Monday 31 December 2012

The event of 2012: Obama's re-election

Before wishing everyone much pleasure and success in 2013, and in the midst of all the retrospectives for the end of the current year, I want to concentrate on just one of its many events: the re-election of Barack Obama to the Presidency of the United States.
Obama: his re-election the defining moment of 2012?
This was in a way more remarkable than his original victory in 2008. That was won in the shadow of the lamentable presidency of Dubya Bush, a front-runner in the race to be the worst in US history. Facing him was a ticket which included Sarah Palin as possibly the worst candidate for vice-President: Aaron Burr was even creepier, hard though that may be to believe, but was probably less intellectually challenged.

So the first Obama victory might have owed a little to chance. To be re-elected, though, was a confirmation that enough at least of the US electorate really meant it.

That’s a great outcome, and not just because Obama is one of the brightest US Presidents there have been – though certainly he benefits by comparison with his predecessor – and, if the Tea Party can be persuaded not to take the country over the Fiscal Cliff or some other precipice – he may yet achieve remarkable things. What’s even more fascinating is what it says about how far the US has come.

Back in July 1776, one of the outstanding figures in history, Thomas Jefferson, drafted the Declaration of Independence. The first couple of paragraphs are extraordinarily impressive – you’ll remember all that stuff about ‘we hold these truths to be self-evident, that all men are created equal, that they are endowed by their Creator with certain unalienable Rights, that among these are Life, Liberty and the pursuit of Happiness’ – but then comes all the stuff people tend to ignore because it is, frankly, rather dull: a long list of all the grievances of the British colonies against the British King.

Thomas Jefferson: admirable, though not without faults...
For instance, ‘he has called together legislative bodies at places unusual, uncomfortable, and distant from the depository of their public Records, for the sole purpose of fatiguing them into compliance with his measures,’ we’re told, and I have to say that as a rallying cry to armed revolution, it lacks a certain je ne sais quoi, doesn’t it? These days we have a European parliament that travels, with all its papers, from Brussels to Strasbourg ten times a year and though that’s led to some pretty horrible consequences (e.g. UKIP) it still hasn't gone as far as a descent into bitter war.

Interestingly, not all the grievances originally intended for inclusion by Jefferson were adopted by his colleagues.

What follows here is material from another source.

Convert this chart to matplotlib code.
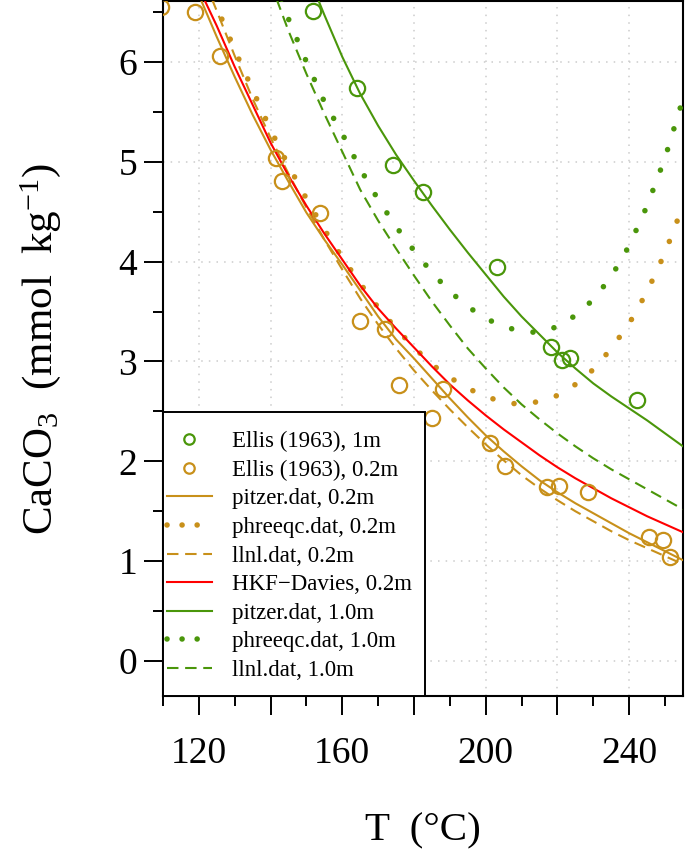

In particular, they left out one that starts:

‘He has waged cruel war against human nature itself, violating its most sacred rights of life & liberty in the persons of a distant people who never offended him, captivating & carrying them into slavery in another hemisphere, or to incur miserable death in their transportation thither. This piratical warfare, the opprobrium of infidel powers, is the warfare of the CHRISTIAN king of Great Britain.’

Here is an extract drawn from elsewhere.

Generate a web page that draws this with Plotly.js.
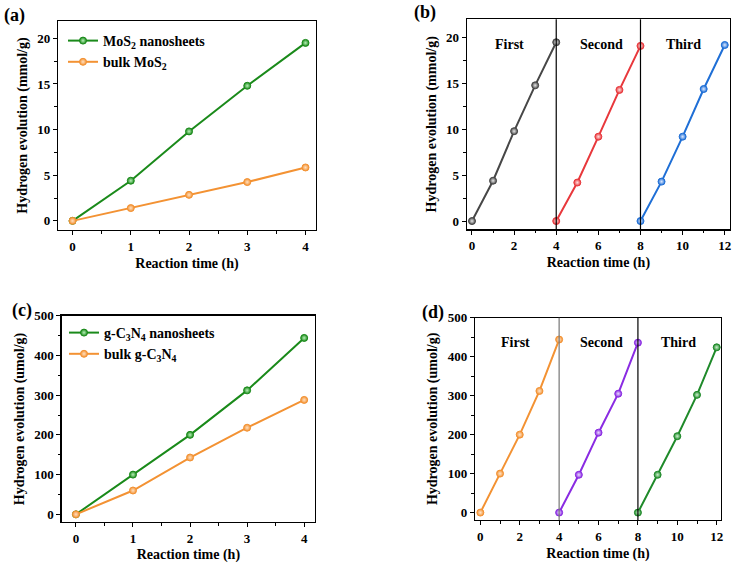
<!DOCTYPE html>
<html><head><meta charset="utf-8">
<script src="https://cdn.plot.ly/plotly-3.0.1.min.js"></script>
<style>html,body{margin:0;padding:0;background:#fff}</style>
</head><body><div id="chart" style="width:735px;height:563px"></div>
<script>
// ---- data ----
const timeA = [0, 1, 2, 3, 4];
const mos2Nano = [0, 4.4, 9.8, 14.8, 19.5];
const mos2Bulk = [0, 1.4, 2.85, 4.25, 5.85];

const cycle1X = [0, 1, 2, 3, 4];
const cycle2X = [4, 5, 6, 7, 8];
const cycle3X = [8, 9, 10, 11, 12];
const mos2Cycle1 = [0, 4.4, 9.8, 14.8, 19.5];
const mos2Cycle2 = [0, 4.2, 9.2, 14.3, 19.1];
const mos2Cycle3 = [0, 4.3, 9.2, 14.4, 19.2];

const c3n4Nano = [0, 100, 200, 312, 444];
const c3n4Bulk = [0, 60, 143, 218, 288];

const c3n4Cycle1 = [0, 100, 200, 312, 444];
const c3n4Cycle2 = [0, 97, 205, 305, 436];
const c3n4Cycle3 = [0, 97, 196, 302, 424];

const cycleLabels = ['First', 'Second', 'Third'];
const cycleLabelX = [1.8, 6.15, 10.05];
const dividers = [4, 8];

const FONT = 'Liberation Serif, Times New Roman, serif';

function line(x, y, color, light, xa, ya, name, legend, show) {
  return {
    x: x, y: y, xaxis: xa, yaxis: ya, type: 'scatter', mode: 'lines+markers',
    name: name, legend: legend, showlegend: !!show,
    line: {color: color, width: 2},
    marker: {size: 7, color: color, gradient: {type: 'radial', color: light},
             line: {color: color, width: 1}}
  };
}

const data = [
  line(timeA, mos2Nano, '#1a8a1a', '#b8f0b8', 'x', 'y', 'MoS<sub>2</sub> nanosheets', 'legend', true),
  line(timeA, mos2Bulk, '#f39233', '#ffe0c0', 'x', 'y', 'bulk MoS<sub>2</sub>', 'legend', true),
  line(cycle1X, mos2Cycle1, '#474747', '#e8e8e8', 'x2', 'y2'),
  line(cycle2X, mos2Cycle2, '#e8383c', '#ffe0e0', 'x2', 'y2'),
  line(cycle3X, mos2Cycle3, '#1f6fd6', '#dde9ff', 'x2', 'y2'),
  line(timeA, c3n4Nano, '#1a8a1a', '#b8f0b8', 'x3', 'y3', 'g-C<sub>3</sub>N<sub>4</sub> nanosheets', 'legend2', true),
  line(timeA, c3n4Bulk, '#f39233', '#ffe0c0', 'x3', 'y3', 'bulk g-C<sub>3</sub>N<sub>4</sub>', 'legend2', true),
  line(cycle1X, c3n4Cycle1, '#f39233', '#ffe6cc', 'x4', 'y4'),
  line(cycle2X, c3n4Cycle2, '#8a2be2', '#eadcff', 'x4', 'y4'),
  line(cycle3X, c3n4Cycle3, '#1f8a2a', '#d0f0d0', 'x4', 'y4')
];

const tickfont = {family: FONT, size: 13, color: '#000', weight: 'bold'};
const titlefont = {family: FONT, size: 14, color: '#000', weight: 'bold'};

function xax(domain, range, dtick, minor, anchor) {
  return {domain: domain, range: range, anchor: anchor, dtick: dtick, tick0: 0,
    showgrid: false, zeroline: false, showline: true, mirror: true, linecolor: '#000', linewidth: 1.2,
    ticks: 'outside', ticklen: 4, tickwidth: 1, tickcolor: '#000', tickfont: tickfont,
    minor: {dtick: minor, tick0: 0, ticks: 'outside', ticklen: 2.5, tickcolor: '#000', showgrid: false},
    title: {text: 'Reaction time (h)', font: titlefont, standoff: 5}};
}
function yax(domain, range, dtick, minor, anchor, title) {
  return {domain: domain, range: range, anchor: anchor, dtick: dtick, tick0: 0,
    showgrid: false, zeroline: false, showline: true, mirror: true, linecolor: '#000', linewidth: 1.2,
    ticks: 'outside', ticklen: 4, tickwidth: 1, tickcolor: '#000', tickfont: tickfont,
    minor: {dtick: minor, tick0: 0, ticks: 'outside', ticklen: 2.5, tickcolor: '#000', showgrid: false},
    title: {text: title, font: titlefont, standoff: 6}};
}

const annotations = [];
const panelLabels = [['(a)', 15, 16], ['(b)', 425, 13], ['(c)', 22, 310], ['(d)', 433, 312]];
panelLabels.forEach(p => annotations.push({
  text: p[0], xref: 'paper', yref: 'paper', x: p[1] / 735, y: 1 - p[2] / 563,
  xanchor: 'center', yanchor: 'middle', showarrow: false,
  font: {family: FONT, size: 18, color: '#000', weight: 'bold'}
}));
cycleLabels.forEach((t, i) => {
  annotations.push({text: t, xref: 'x2', yref: 'y2', x: cycleLabelX[i], y: 19.3, showarrow: false,
    font: {family: FONT, size: 14, color: '#000', weight: 'bold'}});
  annotations.push({text: t, xref: 'x4', yref: 'y4', x: cycleLabelX[i], y: 436, showarrow: false,
    font: {family: FONT, size: 14, color: '#000', weight: 'bold'}});
});

const shapes = [];
dividers.forEach((d, i) => {
  shapes.push({type: 'line', xref: 'x2', yref: 'y2 domain', x0: d, x1: d, y0: 0, y1: 1,
    line: {color: '#000', width: 1.2}});
  shapes.push({type: 'line', xref: 'x4', yref: 'y4 domain', x0: d, x1: d, y0: 0, y1: 1,
    line: {color: i === 0 ? '#777' : '#000', width: 1.2}});
});

const legendFont = {family: FONT, size: 14, color: '#000', weight: 'bold'};
const layout = {
  width: 735, height: 563, margin: {l: 0, r: 0, t: 0, b: 0},
  paper_bgcolor: '#fff', plot_bgcolor: '#fff', showlegend: true,
  font: {family: FONT},
  xaxis: xax([0.0789, 0.4299], [-0.25, 4.18], 1, 0.5, 'y'),
  yaxis: yax([0.5915, 0.9627], [-1, 21.9], 5, 2.5, 'x', 'Hydrogen evolution (mmol/g)'),
  xaxis2: xax([0.635, 0.9932], [-0.25, 12.25], 2, 1, 'y2'),
  yaxis2: yax([0.5927, 0.9657], [-0.9, 22], 5, 2.5, 'x2', 'Hydrogen evolution (mmol/g)'),
  xaxis3: xax([0.0839, 0.4286], [-0.25, 4.19], 1, 0.5, 'y3'),
  yaxis3: yax([0.0723, 0.4393], [-20, 500], 100, 50, 'x3', 'Hydrogen evolution (umol/g)'),
  xaxis4: xax([0.6463, 0.981], [-0.27, 12.22], 2, 1, 'y4'),
  yaxis4: yax([0.0764, 0.4357], [-19, 500], 100, 50, 'x4', 'Hydrogen evolution (umol/g)'),
  legend: {x: 63 / 735, y: 1 - 25 / 563, xanchor: 'left', yanchor: 'top', bgcolor: 'rgba(0,0,0,0)',
    font: legendFont, tracegroupgap: 0, itemwidth: 30},
  legend2: {x: 64 / 735, y: 1 - 317 / 563, xanchor: 'left', yanchor: 'top', bgcolor: 'rgba(0,0,0,0)',
    font: legendFont, tracegroupgap: 0, itemwidth: 30},
  annotations: annotations, shapes: shapes
};

Plotly.newPlot('chart', data, layout, {displayModeBar: false, staticPlot: true});
</script></body></html>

Great, isn’t it? Denouncing the slave trade as un-Christian. It’s like telling today’s Christian right to be nicer about the rights of, say, Moslems.

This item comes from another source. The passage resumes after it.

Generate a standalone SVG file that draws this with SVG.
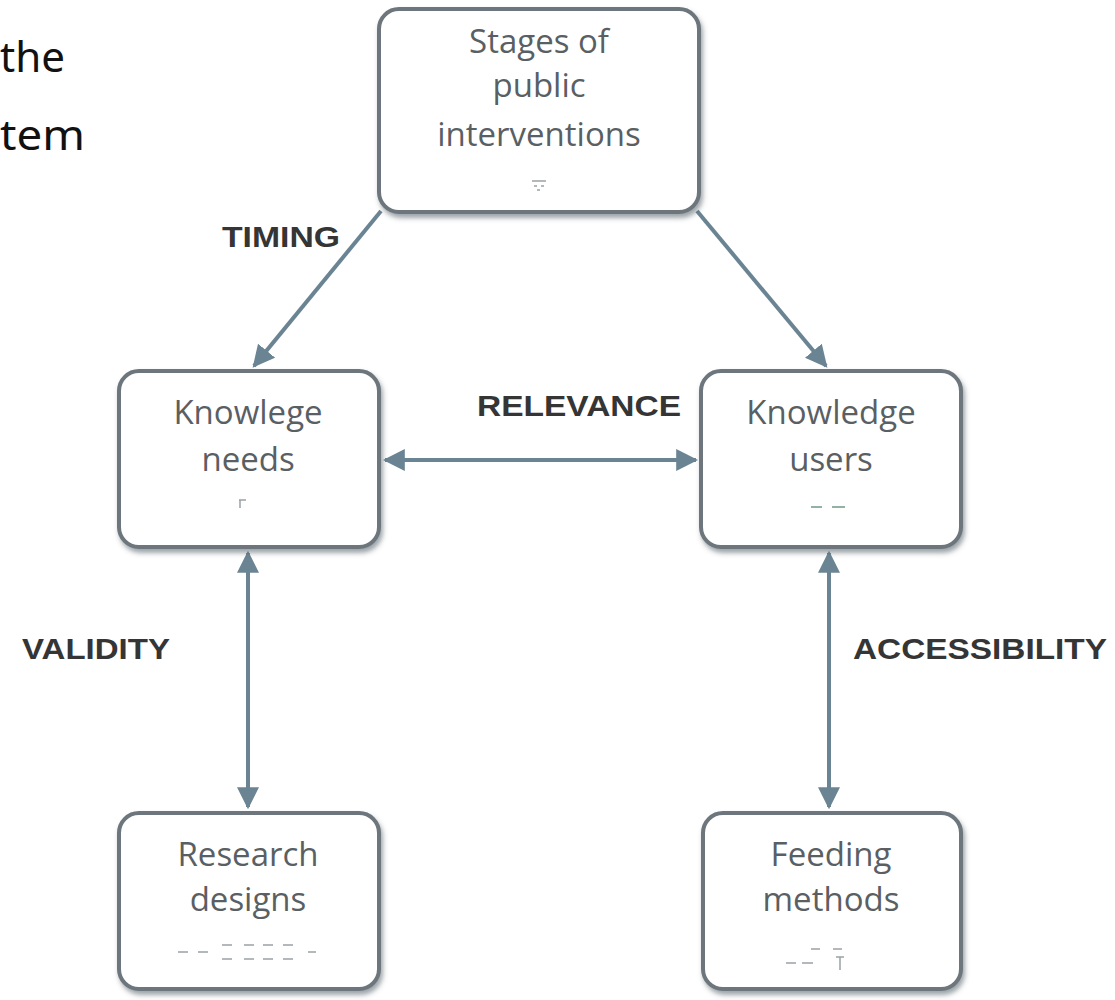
<svg xmlns="http://www.w3.org/2000/svg" width="1115" height="1000" viewBox="0 0 1115 1000">
  <defs>
    <filter id="sh" x="-10%" y="-10%" width="125%" height="130%">
      <feDropShadow dx="2" dy="4" stdDeviation="2.5" flood-color="#4d5a62" flood-opacity="0.55"/>
    </filter>
    <marker id="ah" viewBox="0 0 10 10" refX="9" refY="5" markerWidth="5.5" markerHeight="5.5" orient="auto-start-reverse" markerUnits="strokeWidth">
      <path d="M0,0 L10,5 L0,10 Z" fill="#6b8493"/>
    </marker>
    <style>
      .box { fill: #ffffff; stroke: #6c767c; stroke-width: 4; filter: url(#sh); }
      .nt { font-family: "Open Sans", "Noto Sans", sans-serif; font-size: 33px; fill: #5a5f64; text-anchor: middle; }
      .lbl { font-family: "Liberation Sans", Arial, sans-serif; font-weight: bold; font-size: 30px; fill: #353535; }
      .conn { stroke: #6b8493; stroke-width: 4; fill: none; marker-end: url(#ah); }
      .both { marker-start: url(#ah); }
      .ic { stroke: #9aa0a4; stroke-width: 1.5; }
      .side { font-family: "Noto Sans", "Open Sans", sans-serif; font-size: 42px; fill: #111; }
    </style>
  </defs>

  <g id="side-text">
    <text class="side" x="0" y="72" textLength="65" lengthAdjust="spacingAndGlyphs">the</text>
    <text class="side" x="0" y="150" textLength="85" lengthAdjust="spacingAndGlyphs">tem</text>
  </g>

  <g id="connectors">
    <line class="conn" x1="381" y1="211" x2="254" y2="366"/>
    <line class="conn" x1="697" y1="211" x2="826" y2="366"/>
    <line class="conn both" x1="385" y1="460" x2="696" y2="460"/>
    <line class="conn both" x1="248" y1="553" x2="248" y2="807"/>
    <line class="conn both" x1="829" y1="553" x2="829" y2="807"/>
  </g>

  <g id="labels">
    <text class="lbl" x="222" y="247" textLength="118" lengthAdjust="spacingAndGlyphs">TIMING</text>
    <text class="lbl" x="477" y="416" textLength="204" lengthAdjust="spacingAndGlyphs">RELEVANCE</text>
    <text class="lbl" x="22" y="659" textLength="148" lengthAdjust="spacingAndGlyphs">VALIDITY</text>
    <text class="lbl" x="853" y="659" textLength="254" lengthAdjust="spacingAndGlyphs">ACCESSIBILITY</text>
  </g>

  <g id="stages">
    <rect class="box" x="379" y="9" width="320" height="203" rx="20"/>
    <text class="nt" x="539" y="53">Stages of</text>
    <text class="nt" x="539" y="97">public</text>
    <text class="nt" x="539" y="146">interventions</text>
    <g class="ic">
      <line x1="532" y1="181" x2="546" y2="181"/>
      <line x1="534" y1="186" x2="537" y2="186"/>
      <line x1="541" y1="186" x2="544" y2="186"/>
      <line x1="537" y1="190" x2="540" y2="190"/>
    </g>
  </g>

  <g id="needs">
    <rect class="box" x="119" y="371" width="260" height="176" rx="20"/>
    <text class="nt" x="248" y="424">Knowlege</text>
    <text class="nt" x="248" y="471">needs</text>
    <g class="ic">
      <line x1="239" y1="500" x2="246" y2="500"/>
      <line x1="240" y1="500" x2="240" y2="508"/>
    </g>
  </g>

  <g id="users">
    <rect class="box" x="701" y="371" width="260" height="176" rx="20"/>
    <text class="nt" x="831" y="424">Knowledge</text>
    <text class="nt" x="831" y="471">users</text>
    <g class="ic" style="stroke:#6c9a86">
      <line x1="811" y1="507" x2="822" y2="507"/>
      <line x1="832" y1="507" x2="845" y2="507"/>
    </g>
  </g>

  <g id="research">
    <rect class="box" x="119" y="813" width="260" height="176" rx="20"/>
    <text class="nt" x="248" y="866">Research</text>
    <text class="nt" x="248" y="911">designs</text>
    <g class="ic">
      <line x1="178" y1="952" x2="188" y2="952"/>
      <line x1="198" y1="952" x2="208" y2="952"/>
      <line x1="222" y1="945" x2="232" y2="945"/>
      <line x1="222" y1="959" x2="232" y2="959"/>
      <line x1="244" y1="945" x2="254" y2="945"/>
      <line x1="244" y1="959" x2="254" y2="959"/>
      <line x1="263" y1="945" x2="273" y2="945"/>
      <line x1="263" y1="959" x2="273" y2="959"/>
      <line x1="283" y1="945" x2="293" y2="945"/>
      <line x1="283" y1="959" x2="293" y2="959"/>
      <line x1="308" y1="952" x2="316" y2="952"/>
    </g>
  </g>

  <g id="feeding">
    <rect class="box" x="703" y="813" width="258" height="176" rx="20"/>
    <text class="nt" x="831" y="866">Feeding</text>
    <text class="nt" x="831" y="911">methods</text>
    <g class="ic">
      <line x1="786" y1="963" x2="796" y2="963"/>
      <line x1="802" y1="963" x2="813" y2="963"/>
      <line x1="811" y1="949" x2="820" y2="949"/>
      <line x1="833" y1="949" x2="842" y2="949"/>
      <line x1="836" y1="957" x2="844" y2="957"/>
      <line x1="840" y1="957" x2="840" y2="970"/>
    </g>
  </g>
</svg>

Now Jefferson of course never freed himself from slavery, even fathering several children on Sally Hemings, who as well as being his slave was even, by today’s standards, under age when he first began his long relationship with her. However, it is admirable that he at least rose far enough above the sentiments of his time to want to denounce the trade in slaves.

His colleagues would not go that far. Jefferson's denunciation was cut from the final draft of the declaration, and this was not without significant consequences.

In 1857, 81 years later, with the country Jefferson helped found slipping inexorably towards Civil War, a powerful push in that direction was provided by a majority decision of the Supreme Court in the Dred Scott case. In the judgement, Chief Justice Roger Taney pointed to the founding documents of the United States and in particular to the Declaration of Independence, declaring that they made it clear that blacks:

‘had for more than a century before been regarded as beings of an inferior order, and altogether unfit to associate with the white race either in social or political relations, and so far inferior that they had no rights which the white man was bound to respect, and that the negro might justly and lawfully be reduced to slavery for his benefit.’

Roger Taney: vilain of the piece. And doesn't he look it?
Hardly what Jefferson intended in his original draft, but what far less noble men among his successors made of the final version. Blacks had no rights in law; whites had no obligation to treat them with respect.

It took 155 years to achieve the re-election, and not merely the election, of a half-black President of the United States. But given Roger Taney’s words, the road travelled is still extraordinary, even in such a time.

Enough on its own to make 2012 a seriously important year.

And now, as promised, I wish you all every possible prosperity and joy in 2013. Wouldn’t it be good if it contained at least one event as outstanding as that one from 2012?